**WHAT YOU ARE ASKED TO DO**
Show, in full, each line of the data that contains "with".

**DATA**
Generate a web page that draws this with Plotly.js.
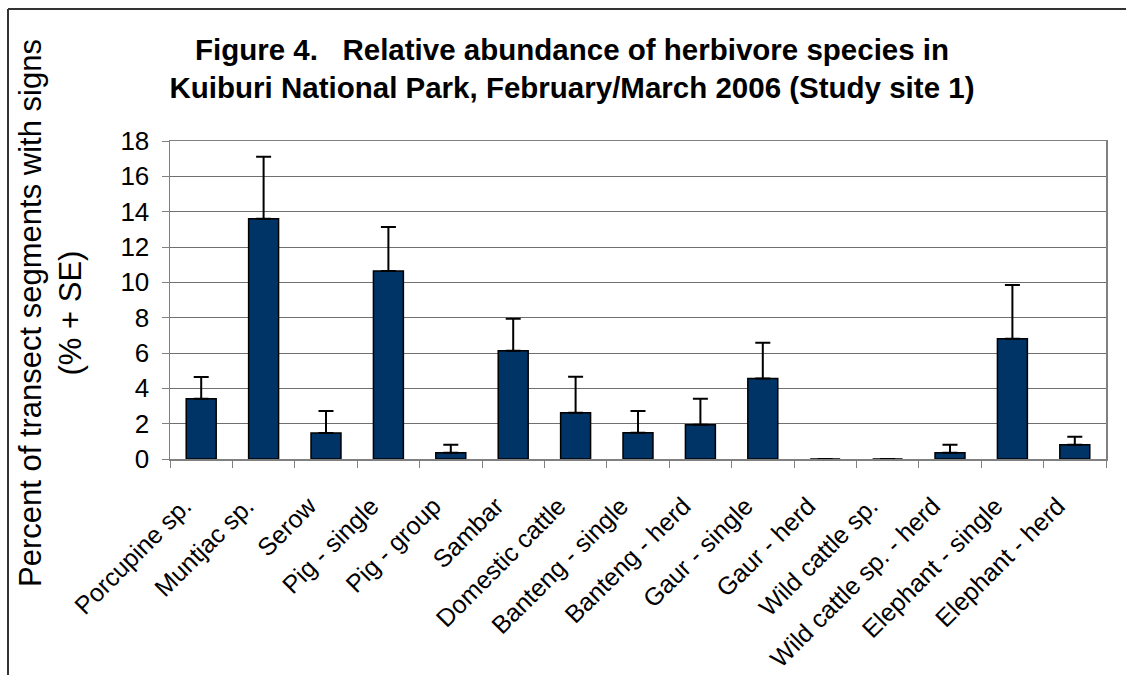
<!DOCTYPE html>
<html>
<head>
<meta charset="utf-8">
<script src="https://cdn.plot.ly/plotly-3.0.1.min.js"></script>
<style>html,body{margin:0;padding:0;background:#fff;}#chart{width:1126px;height:675px;}</style>
</head>
<body>
<div id="chart"></div>
<script>
const categories = ["Porcupine sp.", "Muntjac sp.", "Serow", "Pig - single", "Pig - group", "Sambar",
  "Domestic cattle", "Banteng - single", "Banteng - herd", "Gaur - single", "Gaur - herd",
  "Wild cattle sp.", "Wild cattle sp. - herd", "Elephant - single", "Elephant - herd"];
const percentValues = [3.41, 13.6, 1.47, 10.64, 0.36, 6.13, 2.62, 1.49, 1.94, 4.55, 0, 0, 0.36, 6.81, 0.81];
const seValues = [1.23, 3.51, 1.25, 2.49, 0.45, 1.81, 2.04, 1.23, 1.47, 2.03, 0, 0, 0.45, 3.04, 0.45];
const yTickValues = [0, 2, 4, 6, 8, 10, 12, 14, 16, 18];
const titleText = "Figure 4.\u00A0\u00A0\u00A0Relative abundance of herbivore species in<br>Kuiburi National Park, February/March 2006 (Study site 1)";
const yTitleText = "Percent of transect segments with signs<br>(% + SE)";

const font = "Arial, 'Liberation Sans', Helvetica, sans-serif";

const trace = {
  type: "bar",
  x: categories,
  y: percentValues,
  marker: { color: "#003366", line: { color: "#000000", width: 1.5 } },
  error_y: { type: "data", array: seValues, symmetric: false, arrayminus: seValues.map(() => 0),
             color: "#000000", thickness: 2, width: 7.5, visible: true },
  hoverinfo: "x+y"
};

const layout = {
  width: 1126, height: 675,
  margin: { l: 170, r: 20, t: 141, b: 216, pad: 0 },
  paper_bgcolor: "#ffffff", plot_bgcolor: "#ffffff",
  showlegend: false,
  bargap: 0.52,
  font: { family: font, color: "#000000" },
  title: { text: titleText, font: { family: font, size: 29.5, color: "#000000", weight: "bold" },
           x: 572 / 1126, xanchor: "center", xref: "container",
           y: 1 - 60 / 675, yanchor: "middle", yref: "container" },
  xaxis: {
    type: "category", tickangle: -45, tickfont: { size: 25, family: font },
    ticks: "outside", ticklen: 7, tickcolor: "#808080", tickson: "boundaries",
    ticklabelstandoff: 21, ticklabelshift: -17,
    showline: true, linecolor: "#808080", linewidth: 1.5, mirror: true,
    showgrid: false, automargin: false
  },
  yaxis: {
    range: [0, 18], tickvals: yTickValues, ticktext: yTickValues.map(String),
    tickfont: { size: 26, family: font }, ticklabelstandoff: 7,
    ticks: "outside", ticklen: 7, tickcolor: "#808080",
    showline: true, linecolor: "#808080", linewidth: 1.5, mirror: true,
    showgrid: true, gridcolor: "#707070", gridwidth: 1, zeroline: false,
    automargin: false, fixedrange: true
  },
  annotations: [{
    text: yTitleText, xref: "paper", yref: "paper",
    x: (50 - 170) / 936, y: (459 - 313) / 318, xanchor: "center", yanchor: "middle",
    textangle: -90, showarrow: false, font: { size: 31, family: font, color: "#000000" }
  }],
  shapes: [
    { type: "line", xref: "paper", yref: "paper", x0: (8 - 170) / 936, x1: (8 - 170) / 936,
      y0: (459 - 700) / 318, y1: (459 - 9) / 318, line: { color: "#333333", width: 2 } },
    { type: "line", xref: "paper", yref: "paper", x0: (8 - 170) / 936, x1: (1130 - 170) / 936,
      y0: (459 - 9) / 318, y1: (459 - 9) / 318, line: { color: "#333333", width: 2 } }
  ]
};

Plotly.newPlot("chart", [trace], layout, { staticPlot: true, displayModeBar: false });
</script>
</body>
</html>
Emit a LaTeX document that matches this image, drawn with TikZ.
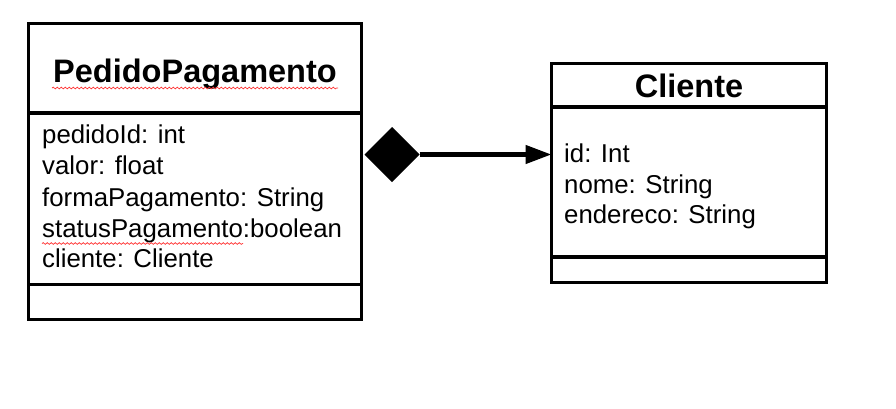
\documentclass[tikz,border=0pt]{standalone}
\usepackage{fontspec}
\setmainfont{Liberation Sans}
\usetikzlibrary{shapes.geometric,arrows.meta,decorations.pathmorphing}
\begin{document}
\begin{tikzpicture}[x=1pt,y=-1pt,
  box/.style={draw=black,line width=3.2pt,inner sep=0pt,outer sep=0pt,rectangle,anchor=north west},
  divider/.style={line width=3.2pt},
  ttl/.style={font=\fontsize{32.5}{36}\selectfont\bfseries,anchor=base,inner sep=0pt},
  attr/.style={font=\fontsize{25.8}{30}\selectfont,anchor=base west,inner sep=0pt},
  spell/.style={draw=red!80!white,line width=0.7pt,decorate,decoration={snake,segment length=4pt,amplitude=0.9pt}}]
\useasboundingbox (0,0) rectangle (896,408);
% PedidoPagamento class
\node[box,minimum width=333pt,minimum height=296pt] (ped) at (28.5,23.5) {};
\draw[divider] (ped.west|-0,113) -- (ped.east|-0,113);
\draw[divider] (ped.west|-0,284.5) -- (ped.east|-0,284.5);
\node[ttl] (pedT) at (195,82) {PedidoPagamento};
\node[attr] (pa1) at (42,143) {pedidoId: int};
\node[attr] (pa2) at (42,174) {valor: float};
\node[attr] (pa3) at (42,206) {formaPagamento: String};
\node[attr] (pa4) at (42,237) {statusPagamento:boolean};
\node[attr] (pa5) at (42,267) {cliente: Cliente};
\draw[spell] (52,88) -- (338,88);
\draw[spell] (42,243.5) -- (243,243.5);
% Cliente class
\node[box,minimum width=275pt,minimum height=219pt] (cli) at (551.5,63.5) {};
\draw[divider] (cli.west|-0,107) -- (cli.east|-0,107);
\draw[divider] (cli.west|-0,257) -- (cli.east|-0,257);
\node[ttl] (cliT) at (689,97) {Cliente};
\node[attr] (ca1) at (564,162) {id: Int};
\node[attr] (ca2) at (564,193) {nome: String};
\node[attr] (ca3) at (564,223) {endereco: String};
% composition
\node[diamond,fill=black,aspect=1,inner sep=0pt,outer sep=0pt,minimum width=55pt,minimum height=55pt] (dia) at (392,154.5) {};
\draw[line width=4.5pt,-{Triangle[length=26pt,width=18pt]}] (dia.east) -- (dia.east-|cli.west);
\end{tikzpicture}
\end{document}
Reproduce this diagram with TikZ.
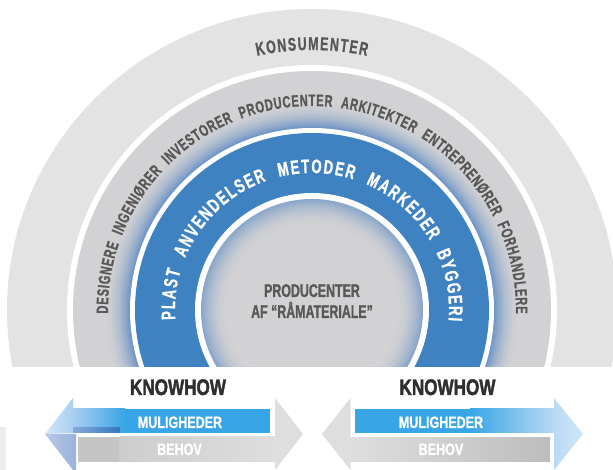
\documentclass[tikz,border=0pt]{standalone}
\usepackage{fontspec}
\setmainfont{Liberation Sans}
\newfontfamily\cf{Liberation Sans Bold}[FakeStretch=0.67,FakeBold=1.0]
\newfontfamily\cfw{Liberation Sans Bold}[FakeStretch=0.76,FakeBold=0.8]
\newfontfamily\cfk{Liberation Sans Bold}[FakeStretch=0.76,FakeBold=1.8]
\usetikzlibrary{decorations.text,calc}
\definecolor{outergray}{HTML}{E3E3E3}
\definecolor{midgray}{HTML}{D2D2D4}
\definecolor{bandblue}{HTML}{3E82C1}
\definecolor{glowblue}{HTML}{3E78C0}
\definecolor{txtgray}{HTML}{585858}
\definecolor{darktxt}{HTML}{2E2E2E}
\definecolor{barblue}{HTML}{38A6E6}
\definecolor{lightblueA}{HTML}{D3E6F9}
\definecolor{lightblueB}{HTML}{A8CFF2}
\definecolor{foldA}{HTML}{BAC8E6}
\definecolor{foldB}{HTML}{9AB2DC}
\definecolor{stripA}{HTML}{86A9DA}
\definecolor{stripB}{HTML}{3576C0}
\definecolor{grayA}{HTML}{C5C5C5}
\definecolor{grayB}{HTML}{CDCDCD}
\definecolor{grayC}{HTML}{DEDEDE}
\definecolor{grayD}{HTML}{BDBDBD}
\definecolor{tipblue}{HTML}{B9DAF5}
\definecolor{tipblueB}{HTML}{D0E6F9}
\tikzset{
  arctext/.style n args={2}{decorate,decoration={text along path,
     text align={fit to path}, text color=#1, text={#2}}},
  bigword/.style={font=\cfk\fontsize{22.5}{22.5}\selectfont, text=darktxt, anchor=base, inner sep=0pt},
  barword/.style={font=\cfw\fontsize{16.5}{16.5}\selectfont, text=white, anchor=base, inner sep=0pt},
  centerword/.style={font=\cf\fontsize{18.5}{18.5}\selectfont, text=txtgray, anchor=base, inner sep=0pt}
}
\begin{document}
\begin{tikzpicture}[x=1pt,y=1pt]
\useasboundingbox (0,0) rectangle (613,470);
\coordinate (C) at (312,160);
\begin{scope}
\clip (0,103) rectangle (613,470);
\fill[outergray] (C) ellipse[x radius=305, y radius=301];
\fill[white] (C) circle[radius=245];
\fill[midgray] (C) circle[radius=239];
\foreach \i in {0,...,28}{
  \pgfmathsetmacro\rr{210-\i}
  \pgfmathtruncatemacro\pp{72*(\i/28)^2}
  \fill[glowblue!\pp!midgray] (C) circle[radius=\rr];
}
\fill[white] (C) circle[radius=182];
\fill[bandblue] (C) circle[radius=177];
\fill[white] (C) circle[radius=117];
\foreach \i in {0,...,28}{
  \pgfmathsetmacro\rr{111-\i}
  \pgfmathtruncatemacro\pp{50*((28-\i)/28)^2}
  \fill[glowblue!\pp!midgray] (C) circle[radius=\rr];
}
\end{scope}
% arc texts
\path[arctext={txtgray}{|\cf\fontsize{18.5}{18.5}\selectfont|KONSUMENTER}]
  ($(C)+(102.2:260)$) arc[start angle=102.2, end angle=77.8, radius=260];
\path[arctext={txtgray}{|\cf\fontsize{16.5}{16.5}\selectfont|DESIGNERE{\kern7pt}INGENIØRER{\kern7pt}INVESTORER{\kern7pt}PRODUCENTER{\kern7pt}ARKITEKTER{\kern7pt}ENTREPRENØRER{\kern7pt}FORHANDLERE}]
  ($(C)+(181:204)$) arc[start angle=181, end angle=-1, radius=204];
\path[arctext={white}{|\cf\fontsize{19.5}{19.5}\selectfont|PLAST{\kern10pt}ANVENDELSER{\kern10pt}METODER{\kern10pt}MARKEDER{\kern10pt}BYGGERI}]
  ($(C)+(184:137)$) arc[start angle=184, end angle=-4.5, radius=137];
\node[centerword] (p1) at (312,173) {PRODUCENTER};
\node[centerword] (p2) at (312,152) {AF “RÅMATERIALE”};
% bottom left group
\fill[gray!15] (0,43) rectangle (6,0);
\shade[left color=foldA, right color=foldB] (45,36) -- (76,36) -- (76,0) -- (73,0) -- cycle;
\shade[left color=lightblueA, right color=lightblueB] (45,36) -- (73,72) -- (73,37) -- cycle;
\shade[left color=lightblueB, right color=barblue] (73,61) rectangle (125,37);
\fill[barblue] (124.5,61) rectangle (270,37);
\shade[left color=stripA, right color=stripB] (73,42) rectangle (120,37);
\fill[grayA] (78,33) rectangle (120,8);
\shade[left color=grayB, right color=grayC] (119.5,33) rectangle (275.5,8);
\fill[grayC] (275,72) -- (303,36) -- (275,0) -- cycle;
% bottom right group
\fill[grayC] (322,36) -- (350.5,72) -- (350.5,0) -- cycle;
\shade[left color=grayC, right color=grayD] (350,32) rectangle (550,8);
\fill[barblue] (355,61) rectangle (470.5,37);
\shade[left color=barblue, right color=tipblue] (470,61) rectangle (554.5,37);
\shade[left color=tipblue, right color=tipblueB] (554,72) -- (583,36) -- (554,0) -- cycle;
% labels
\node[bigword] (k1) at (178,75) {KNOWHOW};
\node[bigword] (k2) at (447.5,75) {KNOWHOW};
\node[barword] (m1) at (180,42) {MULIGHEDER};
\node[barword] (b1) at (179.5,15) {BEHOV};
\node[barword] (m2) at (441,42) {MULIGHEDER};
\node[barword] (b2) at (441,15) {BEHOV};
\end{tikzpicture}
\end{document}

**COMPLETE OUTPUT**
Generate a web page that draws this with Plotly.js.
const yTitleText = "Percent of transect segments with signs<br>(% + SE)";
Emit a LaTeX document that matches this image, drawn with TikZ.
Reproduce this diagram with TikZ.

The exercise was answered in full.